[Figure scripts]

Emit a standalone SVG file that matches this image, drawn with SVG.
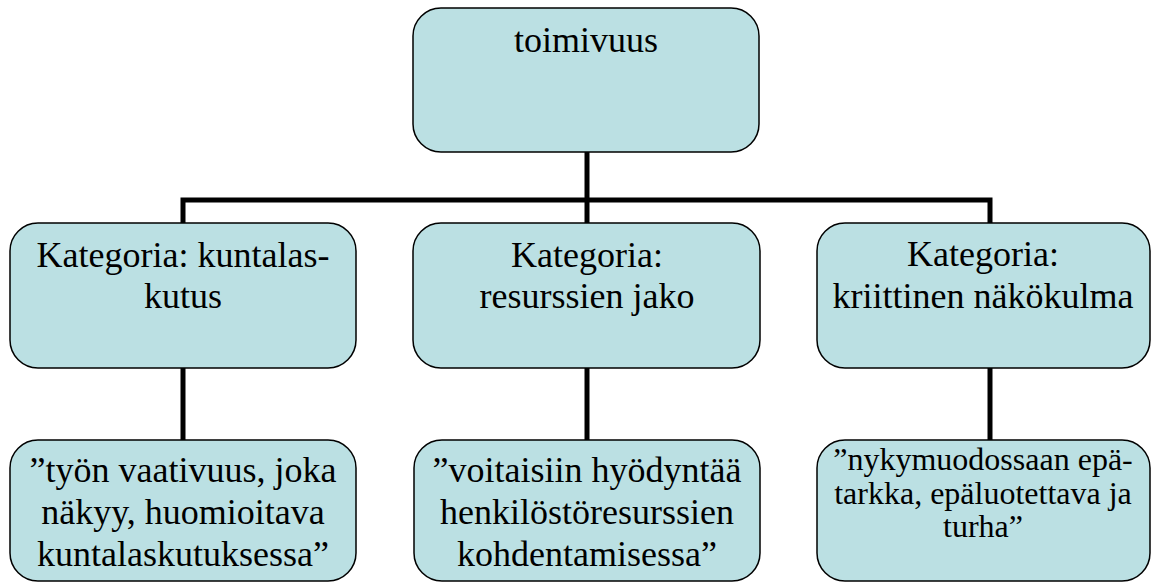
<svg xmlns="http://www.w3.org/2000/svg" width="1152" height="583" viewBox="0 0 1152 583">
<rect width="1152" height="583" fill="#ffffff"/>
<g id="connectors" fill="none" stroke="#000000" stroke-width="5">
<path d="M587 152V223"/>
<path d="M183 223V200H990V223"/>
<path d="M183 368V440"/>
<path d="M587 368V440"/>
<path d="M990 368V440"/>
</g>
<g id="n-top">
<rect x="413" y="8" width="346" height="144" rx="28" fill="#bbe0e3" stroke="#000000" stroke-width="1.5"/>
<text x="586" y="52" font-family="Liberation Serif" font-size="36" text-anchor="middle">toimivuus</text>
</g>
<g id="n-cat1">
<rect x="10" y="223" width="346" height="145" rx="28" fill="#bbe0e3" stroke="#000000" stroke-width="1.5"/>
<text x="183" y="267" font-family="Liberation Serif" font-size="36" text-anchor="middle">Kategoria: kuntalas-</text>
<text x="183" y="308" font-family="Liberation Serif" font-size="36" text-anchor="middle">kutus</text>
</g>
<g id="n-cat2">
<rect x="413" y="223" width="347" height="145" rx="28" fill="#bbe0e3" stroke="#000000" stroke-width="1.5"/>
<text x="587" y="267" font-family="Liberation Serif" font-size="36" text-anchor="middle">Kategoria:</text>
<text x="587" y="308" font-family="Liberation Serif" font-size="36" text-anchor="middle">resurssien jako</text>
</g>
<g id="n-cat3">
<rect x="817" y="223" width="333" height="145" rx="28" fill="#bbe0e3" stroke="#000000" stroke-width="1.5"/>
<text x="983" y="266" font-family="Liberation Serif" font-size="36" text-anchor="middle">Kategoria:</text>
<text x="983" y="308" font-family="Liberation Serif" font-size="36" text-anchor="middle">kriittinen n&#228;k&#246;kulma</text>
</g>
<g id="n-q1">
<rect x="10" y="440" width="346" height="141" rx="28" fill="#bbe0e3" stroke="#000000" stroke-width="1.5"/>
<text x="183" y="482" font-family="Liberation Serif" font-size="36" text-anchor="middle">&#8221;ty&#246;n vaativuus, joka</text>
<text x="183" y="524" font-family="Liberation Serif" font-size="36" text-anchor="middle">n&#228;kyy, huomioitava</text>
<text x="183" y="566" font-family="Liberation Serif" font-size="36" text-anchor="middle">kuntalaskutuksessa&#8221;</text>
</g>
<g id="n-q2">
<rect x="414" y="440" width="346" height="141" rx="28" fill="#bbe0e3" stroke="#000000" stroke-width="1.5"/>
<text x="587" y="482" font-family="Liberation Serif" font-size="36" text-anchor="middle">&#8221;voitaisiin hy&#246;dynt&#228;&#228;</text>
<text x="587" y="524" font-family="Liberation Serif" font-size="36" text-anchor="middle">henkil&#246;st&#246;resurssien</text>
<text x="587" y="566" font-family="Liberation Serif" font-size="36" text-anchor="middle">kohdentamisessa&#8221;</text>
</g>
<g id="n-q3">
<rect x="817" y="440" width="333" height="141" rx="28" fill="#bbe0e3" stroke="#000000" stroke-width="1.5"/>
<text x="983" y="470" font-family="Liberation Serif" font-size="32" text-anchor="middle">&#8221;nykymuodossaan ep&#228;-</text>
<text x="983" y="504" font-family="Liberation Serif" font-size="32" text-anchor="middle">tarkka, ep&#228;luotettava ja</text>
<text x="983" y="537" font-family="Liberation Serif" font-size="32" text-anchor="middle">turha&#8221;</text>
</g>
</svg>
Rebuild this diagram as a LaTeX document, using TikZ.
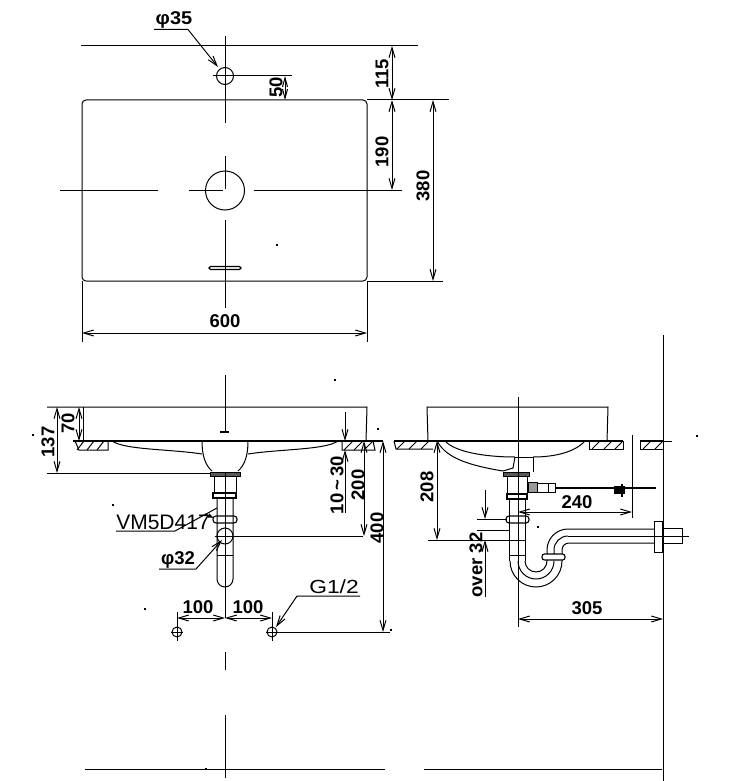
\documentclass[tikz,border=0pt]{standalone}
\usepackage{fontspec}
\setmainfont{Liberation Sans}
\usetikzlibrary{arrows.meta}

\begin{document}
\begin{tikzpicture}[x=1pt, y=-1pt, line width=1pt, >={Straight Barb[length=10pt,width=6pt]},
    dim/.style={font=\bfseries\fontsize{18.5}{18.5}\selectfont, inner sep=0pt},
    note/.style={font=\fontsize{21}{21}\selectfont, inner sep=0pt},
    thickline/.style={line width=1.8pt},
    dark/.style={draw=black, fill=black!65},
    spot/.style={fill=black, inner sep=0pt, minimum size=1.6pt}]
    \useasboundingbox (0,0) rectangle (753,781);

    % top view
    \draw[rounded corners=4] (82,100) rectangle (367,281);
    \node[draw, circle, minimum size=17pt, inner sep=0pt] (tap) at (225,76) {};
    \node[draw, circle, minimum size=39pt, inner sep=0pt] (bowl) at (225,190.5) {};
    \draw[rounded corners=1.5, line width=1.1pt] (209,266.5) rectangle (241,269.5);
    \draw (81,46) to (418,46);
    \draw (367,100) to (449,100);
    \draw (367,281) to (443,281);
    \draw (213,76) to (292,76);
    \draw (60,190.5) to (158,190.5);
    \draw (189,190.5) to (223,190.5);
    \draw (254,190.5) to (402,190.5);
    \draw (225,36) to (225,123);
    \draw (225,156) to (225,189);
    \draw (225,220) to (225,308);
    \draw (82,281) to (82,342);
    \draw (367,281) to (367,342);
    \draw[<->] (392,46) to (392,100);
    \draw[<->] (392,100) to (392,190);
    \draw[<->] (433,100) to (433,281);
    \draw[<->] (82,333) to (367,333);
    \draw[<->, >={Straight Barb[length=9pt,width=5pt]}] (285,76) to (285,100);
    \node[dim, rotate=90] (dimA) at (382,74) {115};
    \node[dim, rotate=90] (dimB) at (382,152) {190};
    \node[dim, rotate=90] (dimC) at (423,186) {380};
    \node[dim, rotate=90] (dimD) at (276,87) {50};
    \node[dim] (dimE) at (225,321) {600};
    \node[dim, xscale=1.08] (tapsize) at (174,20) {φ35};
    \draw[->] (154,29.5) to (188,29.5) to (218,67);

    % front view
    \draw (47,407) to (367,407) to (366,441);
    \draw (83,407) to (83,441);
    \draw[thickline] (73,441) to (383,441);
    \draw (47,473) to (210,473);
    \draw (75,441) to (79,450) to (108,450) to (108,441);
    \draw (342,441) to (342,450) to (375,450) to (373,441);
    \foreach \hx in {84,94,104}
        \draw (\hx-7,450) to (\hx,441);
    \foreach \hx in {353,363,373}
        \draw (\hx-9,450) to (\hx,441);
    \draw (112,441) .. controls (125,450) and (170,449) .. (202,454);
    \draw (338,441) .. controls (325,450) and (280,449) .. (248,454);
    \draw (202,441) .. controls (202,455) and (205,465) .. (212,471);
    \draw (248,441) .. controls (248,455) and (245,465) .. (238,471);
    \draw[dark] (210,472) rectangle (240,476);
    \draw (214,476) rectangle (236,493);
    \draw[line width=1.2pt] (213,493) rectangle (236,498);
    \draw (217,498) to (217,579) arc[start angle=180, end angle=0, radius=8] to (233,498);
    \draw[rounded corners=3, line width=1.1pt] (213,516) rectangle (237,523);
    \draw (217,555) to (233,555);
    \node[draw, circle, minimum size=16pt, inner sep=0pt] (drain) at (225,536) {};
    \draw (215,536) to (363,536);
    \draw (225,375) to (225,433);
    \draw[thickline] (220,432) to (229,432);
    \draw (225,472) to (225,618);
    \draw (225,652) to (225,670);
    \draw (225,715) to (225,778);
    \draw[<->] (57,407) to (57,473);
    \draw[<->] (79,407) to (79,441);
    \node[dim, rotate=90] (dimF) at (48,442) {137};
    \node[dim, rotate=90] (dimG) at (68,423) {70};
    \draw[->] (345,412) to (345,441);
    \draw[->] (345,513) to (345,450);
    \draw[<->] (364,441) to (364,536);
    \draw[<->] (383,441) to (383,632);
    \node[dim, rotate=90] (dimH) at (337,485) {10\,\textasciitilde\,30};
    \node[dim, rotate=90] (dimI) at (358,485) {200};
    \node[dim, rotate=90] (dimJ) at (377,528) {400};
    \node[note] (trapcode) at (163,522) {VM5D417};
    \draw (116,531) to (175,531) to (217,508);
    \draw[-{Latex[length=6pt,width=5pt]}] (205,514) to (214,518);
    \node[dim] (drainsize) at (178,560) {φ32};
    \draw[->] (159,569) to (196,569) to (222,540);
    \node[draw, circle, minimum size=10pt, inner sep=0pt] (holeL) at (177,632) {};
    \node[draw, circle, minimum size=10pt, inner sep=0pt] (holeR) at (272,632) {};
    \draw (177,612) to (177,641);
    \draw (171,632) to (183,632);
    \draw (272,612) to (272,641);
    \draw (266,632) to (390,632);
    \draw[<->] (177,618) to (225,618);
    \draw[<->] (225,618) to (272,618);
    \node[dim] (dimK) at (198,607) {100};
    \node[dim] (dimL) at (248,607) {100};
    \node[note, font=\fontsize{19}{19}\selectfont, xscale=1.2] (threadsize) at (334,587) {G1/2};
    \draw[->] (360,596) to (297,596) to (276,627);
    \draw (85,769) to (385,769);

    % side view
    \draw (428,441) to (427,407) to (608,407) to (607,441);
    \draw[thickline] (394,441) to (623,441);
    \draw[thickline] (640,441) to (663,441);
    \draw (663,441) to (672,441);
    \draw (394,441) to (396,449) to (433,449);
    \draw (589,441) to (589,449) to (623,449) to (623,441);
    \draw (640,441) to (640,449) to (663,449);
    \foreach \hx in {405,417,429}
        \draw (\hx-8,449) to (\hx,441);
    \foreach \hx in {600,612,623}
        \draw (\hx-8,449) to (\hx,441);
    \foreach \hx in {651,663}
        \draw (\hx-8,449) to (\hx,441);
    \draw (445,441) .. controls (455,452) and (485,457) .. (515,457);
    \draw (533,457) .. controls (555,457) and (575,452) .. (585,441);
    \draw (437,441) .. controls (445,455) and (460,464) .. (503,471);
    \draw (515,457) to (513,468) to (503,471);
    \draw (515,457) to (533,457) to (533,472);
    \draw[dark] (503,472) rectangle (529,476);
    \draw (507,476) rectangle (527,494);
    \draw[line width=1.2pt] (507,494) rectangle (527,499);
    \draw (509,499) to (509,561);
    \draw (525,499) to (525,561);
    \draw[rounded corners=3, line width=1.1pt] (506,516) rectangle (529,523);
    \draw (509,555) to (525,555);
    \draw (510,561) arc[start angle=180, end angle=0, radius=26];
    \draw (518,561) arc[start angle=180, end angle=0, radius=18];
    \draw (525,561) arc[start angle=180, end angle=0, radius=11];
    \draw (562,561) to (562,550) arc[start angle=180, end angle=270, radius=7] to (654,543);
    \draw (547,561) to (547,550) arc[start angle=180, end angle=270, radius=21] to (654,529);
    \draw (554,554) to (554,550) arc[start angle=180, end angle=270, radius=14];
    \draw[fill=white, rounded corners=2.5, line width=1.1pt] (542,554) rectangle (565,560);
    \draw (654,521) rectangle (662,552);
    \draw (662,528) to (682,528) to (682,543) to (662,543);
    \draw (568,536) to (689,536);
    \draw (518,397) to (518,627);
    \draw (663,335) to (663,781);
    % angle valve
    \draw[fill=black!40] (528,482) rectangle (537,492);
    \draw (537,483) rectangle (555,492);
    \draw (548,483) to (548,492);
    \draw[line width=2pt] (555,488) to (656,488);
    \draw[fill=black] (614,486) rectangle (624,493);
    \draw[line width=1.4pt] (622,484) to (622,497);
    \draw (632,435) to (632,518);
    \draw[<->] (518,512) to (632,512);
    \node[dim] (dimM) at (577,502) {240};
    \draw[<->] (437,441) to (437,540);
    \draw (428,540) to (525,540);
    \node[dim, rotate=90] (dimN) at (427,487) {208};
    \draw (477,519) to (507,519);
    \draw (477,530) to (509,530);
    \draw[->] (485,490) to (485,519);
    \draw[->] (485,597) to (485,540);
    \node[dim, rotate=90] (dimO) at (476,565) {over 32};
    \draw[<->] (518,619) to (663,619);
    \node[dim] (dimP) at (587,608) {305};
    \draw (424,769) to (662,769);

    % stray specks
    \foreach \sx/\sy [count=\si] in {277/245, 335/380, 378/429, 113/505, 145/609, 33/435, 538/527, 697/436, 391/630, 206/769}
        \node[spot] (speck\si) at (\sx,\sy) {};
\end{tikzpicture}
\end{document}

> **Problem**
Print exactly what appears from the line holding "Rebuild this diagram" down to the line holding "(0,0) rectangle (753,781);", both ends kept, leaving out the pictures.

> **Exercise solution**
Rebuild this diagram as a LaTeX document, using TikZ.
\documentclass[tikz,border=0pt]{standalone}
\usepackage{fontspec}
\setmainfont{Liberation Sans}
\usetikzlibrary{arrows.meta}

\begin{document}
\begin{tikzpicture}[x=1pt, y=-1pt, line width=1pt, >={Straight Barb[length=10pt,width=6pt]},
    dim/.style={font=\bfseries\fontsize{18.5}{18.5}\selectfont, inner sep=0pt},
    note/.style={font=\fontsize{21}{21}\selectfont, inner sep=0pt},
    thickline/.style={line width=1.8pt},
    dark/.style={draw=black, fill=black!65},
    spot/.style={fill=black, inner sep=0pt, minimum size=1.6pt}]
    \useasboundingbox (0,0) rectangle (753,781);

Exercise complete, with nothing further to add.